Land Rover Discovery review

June Neary gets to grips with the latest version of Land Rover's impressive Discovery

Will It Suit Me?

I wasn't keen on the Land Rover Discovery in its first three generations. They may have been able to move mountains but they handled spirited driving on twisty tarmac like a Channel ferry in a blustery gale. They were also, in turbo diesel form at least, notably unrefined - at least in luxury sector terms. If Solihull really wanted to court BMW and Mercedes customers, something better was needed - and duly provided by the Discovery 4 we first saw in 2009. To be frank, the Disco4 was the first Discovery I would have countenanced buying. Previous models looked too agricultural for me. Fine if you were a school mum or a farmer but otherwise portraying a rather clunky image. This car is very different - and more appealing still in the further developed guise I've been looking at this week. The basics remain as before, though there's a more efficient version of the familiar 3.0 SDV6 diesel plumbed in up-front. It's an engine borrowed from Jaguar and makes astonishingly little noise yet develops truck loads of torque for towing and heavy off road work.

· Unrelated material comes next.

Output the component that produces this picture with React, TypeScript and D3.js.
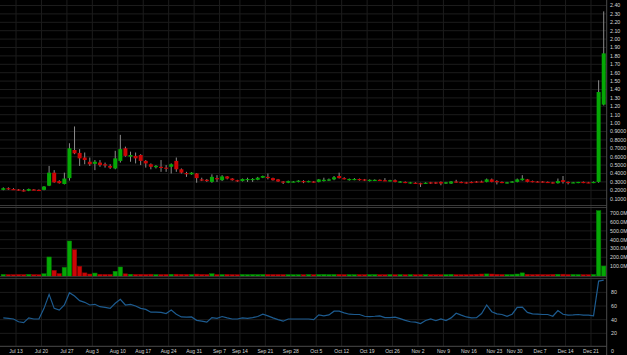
import React from 'react';
import * as d3 from 'd3';

const W = 627;
const H = 355;

// Trading calendar (2020)
const START_DATE = new Date(2020, 6, 8);
const END_DATE = new Date(2020, 11, 24);
const HOLIDAYS = ['2020-09-07', '2020-11-26'];

// OHLC values, one per trading day
const open = [
  0.205, 0.225, 0.215, 0.21, 0.2, 0.195, 0.21, 0.205, 0.205, 0.255,
  0.41, 0.31, 0.275, 0.345, 0.68, 0.645, 0.59, 0.54, 0.515, 0.53,
  0.51, 0.49, 0.46, 0.55, 0.7, 0.6, 0.61, 0.62, 0.55, 0.51,
  0.475, 0.48, 0.47, 0.48, 0.55, 0.45, 0.405, 0.39, 0.4, 0.33,
  0.325, 0.3, 0.345, 0.32, 0.365, 0.34, 0.32, 0.31, 0.325, 0.33,
  0.325, 0.35, 0.36, 0.345, 0.33, 0.305, 0.29, 0.3, 0.3, 0.31,
  0.3, 0.305, 0.3, 0.31, 0.315, 0.33, 0.37, 0.345, 0.32, 0.325,
  0.335, 0.33, 0.31, 0.315, 0.325, 0.32, 0.31, 0.32, 0.3, 0.3,
  0.29, 0.29, 0.285, 0.28, 0.295, 0.295, 0.3, 0.28, 0.28, 0.305,
  0.3, 0.295, 0.3, 0.305, 0.305, 0.3, 0.33, 0.31, 0.3, 0.285,
  0.295, 0.3, 0.32, 0.33, 0.31, 0.305, 0.305, 0.3, 0.295, 0.285,
  0.32, 0.3, 0.29, 0.29, 0.3, 0.295, 0.29, 0.3, 1.22,
];
const high = [
  0.235, 0.235, 0.225, 0.215, 0.215, 0.22, 0.215, 0.21, 0.25, 0.49,
  0.44, 0.32, 0.41, 0.76, 0.96, 0.69, 0.65, 0.59, 0.56, 0.56,
  0.53, 0.51, 0.67, 0.86, 0.72, 0.66, 0.65, 0.63, 0.56, 0.52,
  0.5, 0.56, 0.5, 0.52, 0.59, 0.46, 0.42, 0.415, 0.405, 0.35,
  0.335, 0.39, 0.38, 0.38, 0.37, 0.345, 0.325, 0.34, 0.35, 0.345,
  0.36, 0.375, 0.4, 0.35, 0.335, 0.31, 0.315, 0.31, 0.32, 0.32,
  0.315, 0.31, 0.335, 0.35, 0.34, 0.37, 0.41, 0.355, 0.34, 0.345,
  0.34, 0.335, 0.33, 0.33, 0.33, 0.345, 0.325, 0.33, 0.31, 0.305,
  0.3, 0.295, 0.29, 0.295, 0.3, 0.3, 0.305, 0.3, 0.31, 0.325,
  0.305, 0.3, 0.305, 0.31, 0.315, 0.34, 0.34, 0.32, 0.305, 0.3,
  0.31, 0.34, 0.38, 0.335, 0.315, 0.31, 0.31, 0.305, 0.3, 0.34,
  0.37, 0.305, 0.3, 0.3, 0.305, 0.3, 0.305, 1.51, 2.33,
];
const low = [
  0.2, 0.205, 0.205, 0.195, 0.185, 0.19, 0.2, 0.195, 0.2, 0.25,
  0.29, 0.28, 0.27, 0.315, 0.63, 0.49, 0.51, 0.49, 0.44, 0.48,
  0.47, 0.455, 0.45, 0.53, 0.6, 0.54, 0.52, 0.5, 0.47, 0.45,
  0.46, 0.42, 0.42, 0.4, 0.42, 0.4, 0.36, 0.385, 0.29, 0.31,
  0.3, 0.29, 0.3, 0.31, 0.33, 0.315, 0.3, 0.305, 0.3, 0.3,
  0.32, 0.345, 0.33, 0.315, 0.3, 0.275, 0.285, 0.295, 0.295, 0.285,
  0.295, 0.29, 0.295, 0.305, 0.31, 0.32, 0.34, 0.33, 0.315, 0.32,
  0.315, 0.31, 0.305, 0.31, 0.31, 0.31, 0.305, 0.295, 0.29, 0.285,
  0.28, 0.275, 0.24, 0.275, 0.275, 0.275, 0.26, 0.275, 0.275, 0.29,
  0.285, 0.28, 0.285, 0.29, 0.295, 0.295, 0.295, 0.27, 0.285, 0.28,
  0.29, 0.295, 0.315, 0.295, 0.295, 0.295, 0.29, 0.29, 0.28, 0.28,
  0.28, 0.27, 0.285, 0.285, 0.285, 0.285, 0.285, 0.29, 1.21,
];
const close = [
  0.225, 0.215, 0.21, 0.2, 0.195, 0.215, 0.205, 0.2, 0.245, 0.41,
  0.295, 0.285, 0.34, 0.7, 0.64, 0.58, 0.56, 0.51, 0.54, 0.5,
  0.495, 0.47, 0.58, 0.69, 0.61, 0.62, 0.58, 0.55, 0.52, 0.48,
  0.49, 0.475, 0.46, 0.51, 0.45, 0.41, 0.4, 0.41, 0.345, 0.32,
  0.31, 0.36, 0.335, 0.365, 0.34, 0.32, 0.31, 0.335, 0.335, 0.335,
  0.35, 0.37, 0.355, 0.32, 0.305, 0.295, 0.31, 0.305, 0.315, 0.3,
  0.31, 0.295, 0.33, 0.325, 0.33, 0.355, 0.345, 0.335, 0.335, 0.335,
  0.32, 0.315, 0.325, 0.325, 0.315, 0.315, 0.32, 0.3, 0.305, 0.29,
  0.295, 0.28, 0.28, 0.29, 0.28, 0.28, 0.28, 0.295, 0.305, 0.3,
  0.29, 0.285, 0.29, 0.295, 0.3, 0.33, 0.3, 0.3, 0.29, 0.295,
  0.305, 0.33, 0.34, 0.3, 0.3, 0.3, 0.3, 0.295, 0.285, 0.31,
  0.3, 0.29, 0.295, 0.3, 0.29, 0.29, 0.3, 1.37, 1.83,
];
// Volume in millions
const volumeM = [
  4, 3, 2, 4, 3, 5, 3, 2, 12, 203,
  51, 14, 85, 385, 286, 97, 22, 9, 20, 6,
  5, 5, 40, 89, 11, 6, 5, 6, 5, 7,
  3, 4, 5, 6, 7, 6, 5, 3, 8, 5,
  4, 12, 4, 3, 5, 3, 2, 4, 3, 4,
  3, 4, 5, 4, 4, 3, 2, 2, 2, 2,
  3, 2, 3, 5, 3, 4, 5, 3, 2, 2,
  3, 2, 2, 3, 2, 2, 3, 2, 2, 2,
  2, 2, 3, 2, 2, 2, 2, 3, 5, 2,
  2, 2, 3, 6, 9, 10, 9, 6, 4, 3,
  4, 9, 22, 6, 3, 5, 3, 3, 5, 6,
  7, 4, 4, 3, 2, 2, 4, 730, 100,
];
// RSI (14)
const rsi = [
  42.6, 42, 41, 37, 35.6, 42.6, 41, 41, 56.6, 77,
  56.6, 54, 61.5, 79.5, 74.6, 67.8, 65.4, 61.5, 62.5, 59,
  58, 56.6, 64, 69.8, 61.5, 62.5, 60, 56.6, 55, 51,
  51, 50.6, 49, 54, 48, 44, 43.6, 44, 39, 37.8,
  36.3, 43, 42, 44.6, 42.6, 41, 41, 42.6, 42, 43,
  44.6, 48, 45.6, 42.6, 40, 37.8, 41, 41, 41, 41,
  41, 40, 47, 45.6, 47, 52.5, 52.5, 50, 48, 47.6,
  47.6, 45, 44.6, 45, 45.6, 43, 43, 43.6, 41.5, 39,
  37, 36.3, 34.4, 38.8, 41, 38.5, 41, 38.8, 42.6, 49.5,
  46.6, 44, 42.6, 43, 49, 61.5, 51.7, 48.5, 47.6, 45,
  48, 58, 58.5, 50.7, 48.5, 48, 47.6, 47.6, 45, 53.4,
  48, 46.6, 47, 47.6, 46.6, 46.6, 45.6, 96.5, 98,
];

const priceTicks = [0.1, 0.2, 0.3, 0.4, 0.5, 0.6, 0.7, 0.8, 0.9, 1.0, 1.1, 1.2, 1.3, 1.4, 1.5, 1.6, 1.7, 1.8, 1.9, 2.0, 2.1, 2.2, 2.3, 2.4];
const volumeTicks = [100, 200, 300, 400, 500, 600, 700];
const rsiTicks = [0, 20, 40, 60, 80];

const fmtISO = d3.timeFormat('%Y-%m-%d');
const fmtLabel = d3.timeFormat('%b %-d');

const tradingDays = d3
  .timeDay.range(START_DATE, END_DATE)
  .filter((d) => d.getDay() !== 0 && d.getDay() !== 6 && !HOLIDAYS.includes(fmtISO(d)));

export default function App() {
  const n = tradingDays.length;
  const AXIS_X = 606.7;
  const PRICE_BOTTOM = 205;
  const VOL_TOP = 207.5;
  const VOL_BOTTOM = 276.5;
  const RSI_TOP = 278.5;
  const RSI_BOTTOM = 346;

  const x = d3.scaleBand<number>().domain(d3.range(n)).range([0.76, 606.26]).padding(0);
  const step = x.step();
  const cx = (i: number) => (x(i) as number) + step / 2;

  const yPrice = d3.scaleLinear().domain([0, 2.4]).range([207.1, 5.5]);
  const yVol = d3.scaleLinear().domain([0, 700]).range([274.8, 213.3]);
  const yRsi = d3.scaleLinear().domain([0, 100]).range([347, 278.7]);

  // Weekly grid: first trading day of each full week inside the range
  const weeks: { i: number; label: string }[] = [];
  tradingDays.forEach((d, i) => {
    const mon = d3.timeMonday.floor(d);
    if (i === 0) return;
    const prevMon = d3.timeMonday.floor(tradingDays[i - 1]);
    if (+mon !== +prevMon) weeks.push({ i, label: fmtLabel(mon) });
  });

  const up = (i: number) => close[i] >= open[i];
  const GREEN = '#05a805';
  const RED = '#cc0606';
  const GRID = '#1c1c1c';
  const BORDER = '#3a3a3a';
  const TEXT = '#d6d6d6';
  const font = 'Liberation Sans, Arial, sans-serif';

  const rsiLine = d3
    .line<number>()
    .x((_, i) => cx(i))
    .y((v) => yRsi(v));

  const priceLabel = (v: number) => (v >= 1 ? v.toFixed(2) : v.toFixed(4));

  return (
    <svg
      width={W}
      height={H}
      style={{ position: 'absolute', left: 0, top: 0, background: '#000' }}
    >
      <defs>
        <clipPath id="cp-price">
          <rect x={0} y={0} width={AXIS_X} height={PRICE_BOTTOM} />
        </clipPath>
        <clipPath id="cp-vol">
          <rect x={0} y={VOL_TOP} width={AXIS_X} height={VOL_BOTTOM - VOL_TOP} />
        </clipPath>
        <clipPath id="cp-rsi">
          <rect x={0} y={RSI_TOP} width={AXIS_X} height={RSI_BOTTOM - RSI_TOP} />
        </clipPath>
      </defs>
      <rect x={0} y={0} width={W} height={H} fill="#000" />

      {/* vertical weekly gridlines */}
      <g stroke={GRID} strokeWidth={1}>
        {weeks.map((w) => (
          <line key={'vg' + w.i} x1={x(w.i)} x2={x(w.i)} y1={0} y2={RSI_BOTTOM} />
        ))}
      </g>

      {/* horizontal gridlines */}
      <g stroke={GRID} strokeWidth={1}>
        {priceTicks.map((t) => (
          <line key={'pg' + t} x1={0} x2={AXIS_X} y1={yPrice(t)} y2={yPrice(t)} />
        ))}
        {volumeTicks.map((t) => (
          <line key={'vgh' + t} x1={0} x2={AXIS_X} y1={yVol(t)} y2={yVol(t)} />
        ))}
        {rsiTicks.filter((t) => t > 0).map((t) => (
          <line key={'rg' + t} x1={0} x2={AXIS_X} y1={yRsi(t)} y2={yRsi(t)} />
        ))}
      </g>

      {/* candles */}
      <g clipPath="url(#cp-price)">
        {d3.range(n).map((i) => (
          <line
            key={'w' + i}
            x1={cx(i)}
            x2={cx(i)}
            y1={yPrice(high[i])}
            y2={yPrice(low[i])}
            stroke="#8c8c8c"
            strokeWidth={1}
          />
        ))}
        {d3.range(n).map((i) => {
          const top = yPrice(Math.max(open[i], close[i]));
          const bot = yPrice(Math.min(open[i], close[i]));
          return (
            <rect
              key={'b' + i}
              x={cx(i) - 2}
              y={top}
              width={4}
              height={Math.max(1.2, bot - top)}
              fill={up(i) ? GREEN : RED}
            />
          );
        })}
      </g>

      {/* volume */}
      <g clipPath="url(#cp-vol)">
        {d3.range(n).map((i) => (
          <rect
            key={'v' + i}
            x={cx(i) - 2.2}
            y={yVol(volumeM[i])}
            width={4.4}
            height={VOL_BOTTOM - yVol(volumeM[i])}
            fill={up(i) ? GREEN : RED}
            stroke={up(i) ? '#047a04' : '#8a0505'}
            strokeWidth={0.5}
          />
        ))}
      </g>

      {/* RSI */}
      <g clipPath="url(#cp-rsi)">
        <path d={rsiLine(rsi) || ''} fill="none" stroke="#1d5b8f" strokeWidth={1.2} />
      </g>

      {/* panel borders */}
      <g stroke={BORDER} strokeWidth={1}>
        <line x1={0} x2={AXIS_X} y1={205.5} y2={205.5} />
        <line x1={0} x2={AXIS_X} y1={207.5} y2={207.5} />
        <line x1={0} x2={AXIS_X} y1={276.7} y2={276.7} />
        <line x1={0} x2={AXIS_X} y1={278.6} y2={278.6} />
        <line x1={0} x2={AXIS_X} y1={346.3} y2={346.3} stroke="#4a4a4a" />
        <line x1={AXIS_X} x2={AXIS_X} y1={0} y2={H} stroke="#4a4a4a" />
      </g>

      {/* right axis labels */}
      <g fontFamily={font} fontSize={5.3} fill={TEXT}>
        {priceTicks.map((t) => (
          <text key={'pl' + t} x={610} y={yPrice(t)} dy="0.35em">
            {priceLabel(t)}
          </text>
        ))}
        {volumeTicks.map((t) => (
          <text key={'vl' + t} x={610} y={yVol(t)} dy="0.35em">
            {t.toFixed(1) + 'M'}
          </text>
        ))}
        {rsiTicks.map((t) => (
          <text key={'rl' + t} x={611} y={yRsi(t) + (t === 0 ? 4.6 : 0)} dy="0.35em">
            {String(t)}
          </text>
        ))}
      </g>

      {/* date labels */}
      <g fontFamily={font} fontSize={5} fill={TEXT} textAnchor="middle">
        {weeks.map((w) => (
          <text key={'dl' + w.i} x={x(w.i)} y={351.5} dy="0.35em">
            {w.label}
          </text>
        ))}
      </g>
    </svg>
  );
}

You won't mistake this Discovery for anything else. Land Rover say that this was deliberate: their research suggests that the 'Disco's' shape is one of its most appealing features - at least to potential buyers. The marque's styling treads a classy, predictable path and its customers wouldn't have it any other way. For the latest model year, the car has been given a fresh look and numerous detail exterior changes. A smarter front grille, a re-styled front bumper, a sleeker headlamp design, trendy daytime running lights with a distinctive LED signature, plus two extra alloy wheel designs further enhance the car's appearance. My family were pleased to find that, as before, it's a seven-seater. In the back, there's decent head and legroom, while the foldaway third row is very cleverly done, easy to erect and big enough for adults. As for luggage room, there's 1192-litres with all the seats in place, then the second and third rows fold down to leave a flat floor with 2558-litres without the need to remove the headrests, while in true Range Rover style, the tailgate is split so you can use it as a picnic seat or a viewing platform.

Behind the Wheel

Technology is everywhere in the latest Discovery, at least it will be if you have the cash for a posh trim level and a trawl through the options list. The various systems are controlled via the centrally-mounted touch screen display and the driver gets a second LCD display mounted in the instrument cluster through which major functions can be accessed via the steering wheel-mounted controls. The Portable Audio Interface allows all manner of MP3 players and USB devices to be connected and there's a DAB radio option for your listening pleasure. When this fourth generation Discovery was initially launched, the biggest change was the installation of a 3.0-litre SDV6 diesel which these days puts out a much pokier 256PS. I've been lucky enough to try this MK4 model off road and have been particularly impressed by its patented Terrain Response system. This is virtually akin to having an expert sitting alongside you, helping to get the best out of the vehicle, on or off road. You choose one of five terrain settings via a rotary knob mounted on the centre console. There's a general driving programme plus one for slippery conditions (dubbed 'grass/gravel/snow') and three specialist off road modes (mud/ruts, sand, rock crawl). The system will then automatically select the optimum setup for the electronic controls and the traction aids. This encompasses ride height, torque response, hill descent control, electronic traction control and transmission settings. There's also a launch control function designed for deep sand as well as Hill Descent Control and Rock Crawl modes to ensure tricky manoeuvres are made that bit easier. Superb.

Value For Money

This level of excellence doesn't come cheap. Discovery prices start from around £40,000 but most buyers will end up paying in the £45,000-£50,000 bracket for their cars. You can pay close to £60,000 if you go for the plushest version: for that money, I'd rather have a Range Rover Sport.

Could I Live With One?

Easily. The size is not something you notice after a bit and the 'Disco' still seems more solid than its Japanese rivals. It's still the one to beat.